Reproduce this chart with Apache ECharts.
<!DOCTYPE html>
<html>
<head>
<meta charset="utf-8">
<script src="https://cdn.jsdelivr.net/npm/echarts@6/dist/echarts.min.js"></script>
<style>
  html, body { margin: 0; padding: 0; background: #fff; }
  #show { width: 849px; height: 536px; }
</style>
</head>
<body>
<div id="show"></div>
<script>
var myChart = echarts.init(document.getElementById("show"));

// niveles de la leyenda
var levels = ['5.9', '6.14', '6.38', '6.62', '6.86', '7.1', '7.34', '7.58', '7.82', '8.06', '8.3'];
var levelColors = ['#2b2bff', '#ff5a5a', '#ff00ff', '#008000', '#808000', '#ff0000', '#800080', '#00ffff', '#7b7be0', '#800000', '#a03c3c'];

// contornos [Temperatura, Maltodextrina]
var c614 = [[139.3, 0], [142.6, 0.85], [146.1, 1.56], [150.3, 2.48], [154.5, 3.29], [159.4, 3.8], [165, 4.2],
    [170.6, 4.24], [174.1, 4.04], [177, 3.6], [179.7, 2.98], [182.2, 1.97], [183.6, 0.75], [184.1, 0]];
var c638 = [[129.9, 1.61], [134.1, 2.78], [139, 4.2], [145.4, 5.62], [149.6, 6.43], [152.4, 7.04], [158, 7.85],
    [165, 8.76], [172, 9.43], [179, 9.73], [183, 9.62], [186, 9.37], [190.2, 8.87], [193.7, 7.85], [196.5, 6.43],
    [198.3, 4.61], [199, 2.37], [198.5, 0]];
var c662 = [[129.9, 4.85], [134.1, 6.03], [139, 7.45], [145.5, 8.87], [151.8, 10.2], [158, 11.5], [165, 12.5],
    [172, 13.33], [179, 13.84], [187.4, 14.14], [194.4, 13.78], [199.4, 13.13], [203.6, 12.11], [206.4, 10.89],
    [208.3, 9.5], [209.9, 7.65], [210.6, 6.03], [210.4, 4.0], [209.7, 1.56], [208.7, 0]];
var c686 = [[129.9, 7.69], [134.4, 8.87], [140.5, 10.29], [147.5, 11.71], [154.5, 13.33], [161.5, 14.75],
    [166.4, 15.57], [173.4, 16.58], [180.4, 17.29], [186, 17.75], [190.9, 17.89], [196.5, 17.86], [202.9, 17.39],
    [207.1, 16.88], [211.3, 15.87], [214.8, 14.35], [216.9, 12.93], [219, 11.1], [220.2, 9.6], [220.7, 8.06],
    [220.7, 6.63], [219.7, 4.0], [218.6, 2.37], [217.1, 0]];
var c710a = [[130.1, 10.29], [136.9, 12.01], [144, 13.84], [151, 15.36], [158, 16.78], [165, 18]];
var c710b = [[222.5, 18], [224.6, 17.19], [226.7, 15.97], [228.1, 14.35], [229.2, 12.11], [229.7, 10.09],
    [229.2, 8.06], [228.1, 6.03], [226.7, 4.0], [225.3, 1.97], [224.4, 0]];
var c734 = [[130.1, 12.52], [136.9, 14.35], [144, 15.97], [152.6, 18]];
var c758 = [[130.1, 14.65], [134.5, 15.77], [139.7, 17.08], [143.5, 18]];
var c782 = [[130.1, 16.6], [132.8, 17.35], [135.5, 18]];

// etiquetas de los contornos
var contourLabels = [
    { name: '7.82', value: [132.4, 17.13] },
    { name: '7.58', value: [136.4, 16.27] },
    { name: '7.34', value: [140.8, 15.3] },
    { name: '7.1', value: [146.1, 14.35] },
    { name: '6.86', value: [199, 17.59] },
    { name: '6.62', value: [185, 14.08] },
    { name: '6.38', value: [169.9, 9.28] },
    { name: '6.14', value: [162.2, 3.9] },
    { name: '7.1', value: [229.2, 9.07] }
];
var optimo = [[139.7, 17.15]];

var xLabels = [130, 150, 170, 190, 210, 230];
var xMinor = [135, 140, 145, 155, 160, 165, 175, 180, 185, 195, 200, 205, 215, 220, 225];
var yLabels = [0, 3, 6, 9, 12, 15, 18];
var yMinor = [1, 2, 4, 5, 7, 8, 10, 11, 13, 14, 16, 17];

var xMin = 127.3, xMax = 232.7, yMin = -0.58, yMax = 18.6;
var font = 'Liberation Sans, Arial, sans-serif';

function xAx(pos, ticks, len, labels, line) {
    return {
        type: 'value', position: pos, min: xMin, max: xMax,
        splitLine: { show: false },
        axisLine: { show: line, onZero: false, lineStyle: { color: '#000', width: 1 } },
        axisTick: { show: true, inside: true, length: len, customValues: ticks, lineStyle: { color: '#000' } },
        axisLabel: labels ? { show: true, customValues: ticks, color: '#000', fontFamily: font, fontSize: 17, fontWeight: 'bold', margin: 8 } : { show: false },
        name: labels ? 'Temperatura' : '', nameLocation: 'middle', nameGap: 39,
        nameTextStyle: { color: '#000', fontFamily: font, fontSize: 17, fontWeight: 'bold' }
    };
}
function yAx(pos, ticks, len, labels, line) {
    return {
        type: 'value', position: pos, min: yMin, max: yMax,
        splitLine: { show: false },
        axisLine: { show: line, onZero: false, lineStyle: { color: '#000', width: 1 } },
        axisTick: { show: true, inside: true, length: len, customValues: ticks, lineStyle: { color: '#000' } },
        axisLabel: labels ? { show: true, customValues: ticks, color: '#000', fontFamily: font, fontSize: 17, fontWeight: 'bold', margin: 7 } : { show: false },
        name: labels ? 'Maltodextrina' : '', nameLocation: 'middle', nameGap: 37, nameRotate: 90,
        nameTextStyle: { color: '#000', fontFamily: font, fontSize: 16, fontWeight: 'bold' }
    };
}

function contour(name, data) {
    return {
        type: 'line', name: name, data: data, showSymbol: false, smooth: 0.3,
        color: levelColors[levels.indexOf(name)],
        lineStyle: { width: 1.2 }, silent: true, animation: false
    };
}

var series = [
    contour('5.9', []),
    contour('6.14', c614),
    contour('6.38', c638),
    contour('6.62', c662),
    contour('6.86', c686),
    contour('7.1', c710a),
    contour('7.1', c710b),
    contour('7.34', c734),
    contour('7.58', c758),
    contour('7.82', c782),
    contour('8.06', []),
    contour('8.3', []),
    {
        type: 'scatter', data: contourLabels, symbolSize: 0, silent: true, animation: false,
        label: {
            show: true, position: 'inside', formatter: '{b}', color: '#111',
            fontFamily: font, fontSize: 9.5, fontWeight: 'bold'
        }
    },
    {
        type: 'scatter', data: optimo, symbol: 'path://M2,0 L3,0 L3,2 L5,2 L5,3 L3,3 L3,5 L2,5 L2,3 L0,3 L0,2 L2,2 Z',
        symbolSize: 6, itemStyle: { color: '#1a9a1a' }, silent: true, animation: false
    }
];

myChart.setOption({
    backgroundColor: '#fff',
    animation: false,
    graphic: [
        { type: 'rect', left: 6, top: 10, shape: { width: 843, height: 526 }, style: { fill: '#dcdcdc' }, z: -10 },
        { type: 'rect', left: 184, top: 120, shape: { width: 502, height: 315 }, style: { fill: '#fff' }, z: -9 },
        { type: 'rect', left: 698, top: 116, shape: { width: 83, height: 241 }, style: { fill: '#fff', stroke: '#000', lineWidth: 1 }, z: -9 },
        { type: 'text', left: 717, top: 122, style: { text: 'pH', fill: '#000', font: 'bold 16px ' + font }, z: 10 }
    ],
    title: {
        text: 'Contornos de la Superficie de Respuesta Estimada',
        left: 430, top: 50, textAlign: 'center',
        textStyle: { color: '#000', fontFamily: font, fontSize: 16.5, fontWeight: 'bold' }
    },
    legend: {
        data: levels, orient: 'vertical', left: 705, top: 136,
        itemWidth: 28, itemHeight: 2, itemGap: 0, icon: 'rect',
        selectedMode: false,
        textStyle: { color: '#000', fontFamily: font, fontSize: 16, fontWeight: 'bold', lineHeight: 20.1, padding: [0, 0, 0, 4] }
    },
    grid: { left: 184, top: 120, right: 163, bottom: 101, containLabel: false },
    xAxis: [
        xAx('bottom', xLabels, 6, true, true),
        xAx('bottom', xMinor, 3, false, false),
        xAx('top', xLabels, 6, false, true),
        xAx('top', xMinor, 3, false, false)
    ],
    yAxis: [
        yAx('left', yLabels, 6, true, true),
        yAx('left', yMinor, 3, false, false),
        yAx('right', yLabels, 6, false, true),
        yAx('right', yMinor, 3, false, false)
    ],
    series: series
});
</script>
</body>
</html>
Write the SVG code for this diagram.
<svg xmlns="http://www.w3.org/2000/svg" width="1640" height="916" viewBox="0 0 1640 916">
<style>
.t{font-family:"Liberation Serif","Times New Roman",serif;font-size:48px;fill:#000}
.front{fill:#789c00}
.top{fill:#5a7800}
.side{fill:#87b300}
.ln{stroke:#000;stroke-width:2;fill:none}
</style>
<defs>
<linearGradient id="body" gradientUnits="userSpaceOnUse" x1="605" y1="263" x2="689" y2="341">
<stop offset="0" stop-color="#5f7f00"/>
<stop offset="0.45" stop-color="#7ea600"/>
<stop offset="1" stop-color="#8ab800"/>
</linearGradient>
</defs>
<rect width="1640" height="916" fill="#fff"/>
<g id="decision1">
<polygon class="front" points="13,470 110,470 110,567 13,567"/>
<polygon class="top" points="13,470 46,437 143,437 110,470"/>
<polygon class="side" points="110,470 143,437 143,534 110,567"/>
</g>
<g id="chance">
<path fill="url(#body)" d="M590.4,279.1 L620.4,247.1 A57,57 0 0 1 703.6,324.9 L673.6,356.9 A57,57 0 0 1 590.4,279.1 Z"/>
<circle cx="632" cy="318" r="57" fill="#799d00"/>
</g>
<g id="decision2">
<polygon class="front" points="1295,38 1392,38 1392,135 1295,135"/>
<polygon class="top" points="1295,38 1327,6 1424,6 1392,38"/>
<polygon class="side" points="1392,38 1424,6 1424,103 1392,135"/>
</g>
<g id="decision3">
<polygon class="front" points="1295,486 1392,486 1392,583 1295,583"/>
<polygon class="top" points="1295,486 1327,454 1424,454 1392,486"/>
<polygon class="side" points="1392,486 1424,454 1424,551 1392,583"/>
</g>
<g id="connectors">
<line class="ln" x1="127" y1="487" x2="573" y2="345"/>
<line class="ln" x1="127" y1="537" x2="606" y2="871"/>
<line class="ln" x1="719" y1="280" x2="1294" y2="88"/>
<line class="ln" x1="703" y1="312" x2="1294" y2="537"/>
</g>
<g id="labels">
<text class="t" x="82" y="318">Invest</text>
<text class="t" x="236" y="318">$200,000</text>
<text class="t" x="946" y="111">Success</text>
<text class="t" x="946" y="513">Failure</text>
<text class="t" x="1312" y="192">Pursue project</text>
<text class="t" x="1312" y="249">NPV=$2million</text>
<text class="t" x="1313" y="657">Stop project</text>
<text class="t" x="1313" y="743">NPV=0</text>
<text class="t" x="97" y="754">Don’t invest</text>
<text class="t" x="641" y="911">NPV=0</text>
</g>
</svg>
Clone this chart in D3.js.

──────

* **Task to complete**: Identify and copy the lines holding the word "this".

* **Full solution**:
Reproduce this chart with Apache ECharts.
Write the SVG code for this diagram.
Clone this chart in D3.js.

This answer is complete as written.